- _GOAL_
Count the lines below that contain the word "this", and reply with only that number.
━━━━━━━━━━━━━━━━
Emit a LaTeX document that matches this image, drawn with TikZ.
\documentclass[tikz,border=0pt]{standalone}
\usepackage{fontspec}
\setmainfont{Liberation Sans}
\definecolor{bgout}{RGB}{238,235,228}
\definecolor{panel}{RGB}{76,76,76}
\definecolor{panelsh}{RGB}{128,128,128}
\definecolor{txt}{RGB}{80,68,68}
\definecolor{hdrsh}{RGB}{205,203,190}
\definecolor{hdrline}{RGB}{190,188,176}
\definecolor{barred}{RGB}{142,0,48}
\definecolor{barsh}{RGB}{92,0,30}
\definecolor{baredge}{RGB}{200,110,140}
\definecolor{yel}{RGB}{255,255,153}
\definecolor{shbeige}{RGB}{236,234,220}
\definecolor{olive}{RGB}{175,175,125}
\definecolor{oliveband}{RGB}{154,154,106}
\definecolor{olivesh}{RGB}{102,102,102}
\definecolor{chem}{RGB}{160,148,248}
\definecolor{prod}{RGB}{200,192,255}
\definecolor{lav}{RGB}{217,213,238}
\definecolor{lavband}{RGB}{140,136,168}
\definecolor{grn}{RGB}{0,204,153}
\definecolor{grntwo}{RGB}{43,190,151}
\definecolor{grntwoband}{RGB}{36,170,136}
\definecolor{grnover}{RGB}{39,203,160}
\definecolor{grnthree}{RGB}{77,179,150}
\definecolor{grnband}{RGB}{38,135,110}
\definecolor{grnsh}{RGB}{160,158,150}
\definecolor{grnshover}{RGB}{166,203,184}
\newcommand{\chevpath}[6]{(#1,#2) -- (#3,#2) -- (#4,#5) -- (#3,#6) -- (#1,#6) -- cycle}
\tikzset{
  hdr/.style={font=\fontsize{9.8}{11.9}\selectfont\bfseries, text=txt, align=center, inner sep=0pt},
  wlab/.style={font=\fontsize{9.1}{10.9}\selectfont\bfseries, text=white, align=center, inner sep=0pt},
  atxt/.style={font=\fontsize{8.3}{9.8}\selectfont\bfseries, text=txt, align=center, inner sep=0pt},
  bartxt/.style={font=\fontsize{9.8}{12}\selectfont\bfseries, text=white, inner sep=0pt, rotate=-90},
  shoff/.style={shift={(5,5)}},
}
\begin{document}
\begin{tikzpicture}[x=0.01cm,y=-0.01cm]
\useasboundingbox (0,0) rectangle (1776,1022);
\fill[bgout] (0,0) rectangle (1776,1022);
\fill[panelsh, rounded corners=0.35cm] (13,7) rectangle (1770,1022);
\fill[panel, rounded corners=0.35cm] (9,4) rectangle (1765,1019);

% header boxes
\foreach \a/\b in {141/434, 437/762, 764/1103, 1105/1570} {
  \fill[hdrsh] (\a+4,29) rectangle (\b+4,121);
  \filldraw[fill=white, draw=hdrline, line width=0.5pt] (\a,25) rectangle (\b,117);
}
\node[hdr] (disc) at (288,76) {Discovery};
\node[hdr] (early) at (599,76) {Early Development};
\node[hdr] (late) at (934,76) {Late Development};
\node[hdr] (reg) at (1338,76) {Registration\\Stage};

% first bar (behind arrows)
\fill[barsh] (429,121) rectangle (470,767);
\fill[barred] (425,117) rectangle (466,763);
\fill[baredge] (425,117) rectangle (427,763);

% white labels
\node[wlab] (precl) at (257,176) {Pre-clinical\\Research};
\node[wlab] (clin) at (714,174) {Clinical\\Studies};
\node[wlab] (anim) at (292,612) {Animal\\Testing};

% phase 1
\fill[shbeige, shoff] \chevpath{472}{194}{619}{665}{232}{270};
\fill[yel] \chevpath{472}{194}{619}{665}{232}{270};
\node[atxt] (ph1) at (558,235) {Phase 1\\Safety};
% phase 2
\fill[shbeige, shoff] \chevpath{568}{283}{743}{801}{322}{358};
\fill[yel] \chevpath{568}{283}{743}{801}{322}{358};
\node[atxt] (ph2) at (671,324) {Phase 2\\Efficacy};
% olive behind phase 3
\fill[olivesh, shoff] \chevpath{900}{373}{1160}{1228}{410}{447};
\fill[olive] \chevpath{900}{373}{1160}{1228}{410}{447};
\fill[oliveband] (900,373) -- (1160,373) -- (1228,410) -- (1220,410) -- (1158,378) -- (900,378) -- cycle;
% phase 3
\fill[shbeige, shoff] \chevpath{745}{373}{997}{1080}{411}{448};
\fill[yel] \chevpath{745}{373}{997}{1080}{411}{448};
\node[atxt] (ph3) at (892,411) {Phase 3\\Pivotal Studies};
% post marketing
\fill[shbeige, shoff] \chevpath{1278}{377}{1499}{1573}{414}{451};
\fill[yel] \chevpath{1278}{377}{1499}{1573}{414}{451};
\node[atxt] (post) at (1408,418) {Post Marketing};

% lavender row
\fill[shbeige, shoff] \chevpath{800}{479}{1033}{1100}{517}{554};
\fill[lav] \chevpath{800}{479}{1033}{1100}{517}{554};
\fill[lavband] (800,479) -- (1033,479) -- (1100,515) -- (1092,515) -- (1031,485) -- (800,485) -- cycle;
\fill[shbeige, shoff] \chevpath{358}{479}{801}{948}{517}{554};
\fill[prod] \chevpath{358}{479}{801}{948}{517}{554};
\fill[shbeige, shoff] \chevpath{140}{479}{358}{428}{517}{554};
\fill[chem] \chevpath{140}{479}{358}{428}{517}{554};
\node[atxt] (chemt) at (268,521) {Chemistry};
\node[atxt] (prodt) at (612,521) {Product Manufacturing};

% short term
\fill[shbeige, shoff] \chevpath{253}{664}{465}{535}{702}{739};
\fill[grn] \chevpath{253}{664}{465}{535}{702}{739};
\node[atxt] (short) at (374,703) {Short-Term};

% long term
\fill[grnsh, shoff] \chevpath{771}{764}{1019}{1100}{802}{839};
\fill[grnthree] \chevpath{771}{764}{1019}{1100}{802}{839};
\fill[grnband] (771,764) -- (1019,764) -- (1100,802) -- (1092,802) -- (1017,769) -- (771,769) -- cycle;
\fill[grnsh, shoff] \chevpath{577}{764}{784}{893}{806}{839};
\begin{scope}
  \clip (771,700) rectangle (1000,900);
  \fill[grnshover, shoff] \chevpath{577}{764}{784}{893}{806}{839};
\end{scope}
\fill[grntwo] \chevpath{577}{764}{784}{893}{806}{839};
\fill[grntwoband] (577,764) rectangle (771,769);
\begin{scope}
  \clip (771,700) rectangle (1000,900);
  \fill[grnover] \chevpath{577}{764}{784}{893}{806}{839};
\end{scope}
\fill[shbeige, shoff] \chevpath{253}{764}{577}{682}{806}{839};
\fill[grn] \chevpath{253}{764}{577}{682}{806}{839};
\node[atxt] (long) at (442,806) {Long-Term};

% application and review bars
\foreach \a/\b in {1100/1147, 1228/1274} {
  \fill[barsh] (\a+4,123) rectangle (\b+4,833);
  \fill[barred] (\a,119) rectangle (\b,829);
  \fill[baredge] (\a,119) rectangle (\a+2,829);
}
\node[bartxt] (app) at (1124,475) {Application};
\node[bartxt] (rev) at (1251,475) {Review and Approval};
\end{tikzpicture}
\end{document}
━━━━━━━━━━━━━━━━
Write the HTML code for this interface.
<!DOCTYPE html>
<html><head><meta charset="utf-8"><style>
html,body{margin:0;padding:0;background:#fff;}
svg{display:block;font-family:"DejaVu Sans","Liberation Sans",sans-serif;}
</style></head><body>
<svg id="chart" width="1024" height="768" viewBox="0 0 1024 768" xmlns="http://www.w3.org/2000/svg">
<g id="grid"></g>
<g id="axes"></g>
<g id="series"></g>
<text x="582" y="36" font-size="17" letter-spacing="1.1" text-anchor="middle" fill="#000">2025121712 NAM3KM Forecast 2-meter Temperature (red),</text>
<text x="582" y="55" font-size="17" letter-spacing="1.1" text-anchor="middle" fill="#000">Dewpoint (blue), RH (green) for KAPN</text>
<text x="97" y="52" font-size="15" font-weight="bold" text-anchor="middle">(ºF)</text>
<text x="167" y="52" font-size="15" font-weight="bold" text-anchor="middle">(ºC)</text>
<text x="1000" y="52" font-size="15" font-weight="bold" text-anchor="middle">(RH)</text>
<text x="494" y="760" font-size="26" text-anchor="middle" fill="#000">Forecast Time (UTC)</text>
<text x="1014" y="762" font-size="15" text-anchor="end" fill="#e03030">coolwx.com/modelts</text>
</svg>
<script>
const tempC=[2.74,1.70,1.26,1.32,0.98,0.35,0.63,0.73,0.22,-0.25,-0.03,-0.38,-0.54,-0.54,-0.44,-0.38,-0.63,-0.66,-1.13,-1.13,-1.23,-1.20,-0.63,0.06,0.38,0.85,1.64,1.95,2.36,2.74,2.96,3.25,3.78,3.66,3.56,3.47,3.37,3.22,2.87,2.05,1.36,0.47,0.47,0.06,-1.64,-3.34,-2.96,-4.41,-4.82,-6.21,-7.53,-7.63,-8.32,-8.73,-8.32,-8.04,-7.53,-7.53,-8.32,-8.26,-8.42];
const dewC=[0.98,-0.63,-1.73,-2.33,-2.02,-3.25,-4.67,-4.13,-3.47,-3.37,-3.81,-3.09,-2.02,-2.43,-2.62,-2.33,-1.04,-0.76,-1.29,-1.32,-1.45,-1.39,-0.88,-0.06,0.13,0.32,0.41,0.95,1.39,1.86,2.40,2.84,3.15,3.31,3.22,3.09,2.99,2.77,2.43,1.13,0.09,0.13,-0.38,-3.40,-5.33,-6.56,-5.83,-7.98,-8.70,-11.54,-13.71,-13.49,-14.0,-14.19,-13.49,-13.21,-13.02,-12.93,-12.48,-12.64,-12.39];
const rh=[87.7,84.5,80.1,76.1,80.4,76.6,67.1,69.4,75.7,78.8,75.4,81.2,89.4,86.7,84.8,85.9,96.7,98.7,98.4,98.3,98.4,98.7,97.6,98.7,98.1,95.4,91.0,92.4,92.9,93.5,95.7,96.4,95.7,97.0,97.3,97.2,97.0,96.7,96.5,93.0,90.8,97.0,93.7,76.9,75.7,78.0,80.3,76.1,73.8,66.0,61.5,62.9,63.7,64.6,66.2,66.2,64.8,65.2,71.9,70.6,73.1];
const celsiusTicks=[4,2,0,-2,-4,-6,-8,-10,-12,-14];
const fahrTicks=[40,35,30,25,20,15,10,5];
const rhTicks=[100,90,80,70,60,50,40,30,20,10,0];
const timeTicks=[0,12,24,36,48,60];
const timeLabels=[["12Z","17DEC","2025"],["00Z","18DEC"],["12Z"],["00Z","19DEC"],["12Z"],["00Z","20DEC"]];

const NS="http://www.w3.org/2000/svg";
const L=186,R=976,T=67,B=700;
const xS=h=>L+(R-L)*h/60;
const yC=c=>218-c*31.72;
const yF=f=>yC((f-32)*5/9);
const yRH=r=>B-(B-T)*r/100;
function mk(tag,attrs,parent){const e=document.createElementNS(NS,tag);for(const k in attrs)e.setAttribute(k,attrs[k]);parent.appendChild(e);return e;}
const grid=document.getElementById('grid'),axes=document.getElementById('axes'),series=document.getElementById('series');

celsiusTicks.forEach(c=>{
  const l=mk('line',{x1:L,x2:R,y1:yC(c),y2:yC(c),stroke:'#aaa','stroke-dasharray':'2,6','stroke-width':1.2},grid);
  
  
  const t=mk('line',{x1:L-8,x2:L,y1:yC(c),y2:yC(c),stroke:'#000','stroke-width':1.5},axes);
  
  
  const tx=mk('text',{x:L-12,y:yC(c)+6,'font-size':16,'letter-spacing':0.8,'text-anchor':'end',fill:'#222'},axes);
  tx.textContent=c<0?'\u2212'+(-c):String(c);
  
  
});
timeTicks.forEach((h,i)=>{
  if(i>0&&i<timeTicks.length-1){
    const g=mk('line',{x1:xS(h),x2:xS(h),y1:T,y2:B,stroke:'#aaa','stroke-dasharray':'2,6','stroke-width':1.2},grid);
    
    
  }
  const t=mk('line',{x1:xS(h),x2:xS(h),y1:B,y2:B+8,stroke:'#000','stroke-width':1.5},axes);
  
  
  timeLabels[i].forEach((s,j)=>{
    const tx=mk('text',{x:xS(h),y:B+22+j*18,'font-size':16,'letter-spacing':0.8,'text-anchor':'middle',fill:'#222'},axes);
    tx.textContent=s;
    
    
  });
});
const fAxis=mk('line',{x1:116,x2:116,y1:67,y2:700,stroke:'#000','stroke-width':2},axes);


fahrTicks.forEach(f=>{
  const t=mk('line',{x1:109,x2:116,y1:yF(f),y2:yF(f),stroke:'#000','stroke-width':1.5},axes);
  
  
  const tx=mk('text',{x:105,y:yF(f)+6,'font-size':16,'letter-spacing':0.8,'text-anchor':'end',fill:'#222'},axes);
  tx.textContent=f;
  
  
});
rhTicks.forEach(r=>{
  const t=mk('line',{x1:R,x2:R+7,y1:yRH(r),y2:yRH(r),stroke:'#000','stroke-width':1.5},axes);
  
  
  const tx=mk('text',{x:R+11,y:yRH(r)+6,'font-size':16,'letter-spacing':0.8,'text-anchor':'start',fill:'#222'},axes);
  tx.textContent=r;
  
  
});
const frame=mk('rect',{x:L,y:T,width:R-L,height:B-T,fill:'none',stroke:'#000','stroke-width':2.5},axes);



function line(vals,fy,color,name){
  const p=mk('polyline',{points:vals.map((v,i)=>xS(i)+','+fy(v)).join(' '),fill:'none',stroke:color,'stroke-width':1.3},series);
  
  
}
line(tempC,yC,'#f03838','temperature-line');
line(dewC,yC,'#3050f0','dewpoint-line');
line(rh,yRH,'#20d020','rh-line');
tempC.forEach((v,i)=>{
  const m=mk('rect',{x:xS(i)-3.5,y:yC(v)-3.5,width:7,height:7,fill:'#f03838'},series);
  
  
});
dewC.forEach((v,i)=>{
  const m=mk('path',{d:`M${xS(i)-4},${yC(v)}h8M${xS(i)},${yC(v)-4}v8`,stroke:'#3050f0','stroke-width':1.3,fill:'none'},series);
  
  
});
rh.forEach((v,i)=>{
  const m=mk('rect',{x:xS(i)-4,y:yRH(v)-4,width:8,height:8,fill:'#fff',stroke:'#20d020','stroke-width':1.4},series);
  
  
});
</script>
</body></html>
━━━━━━━━━━━━━━━━
- _EXERCISE ANSWER_
2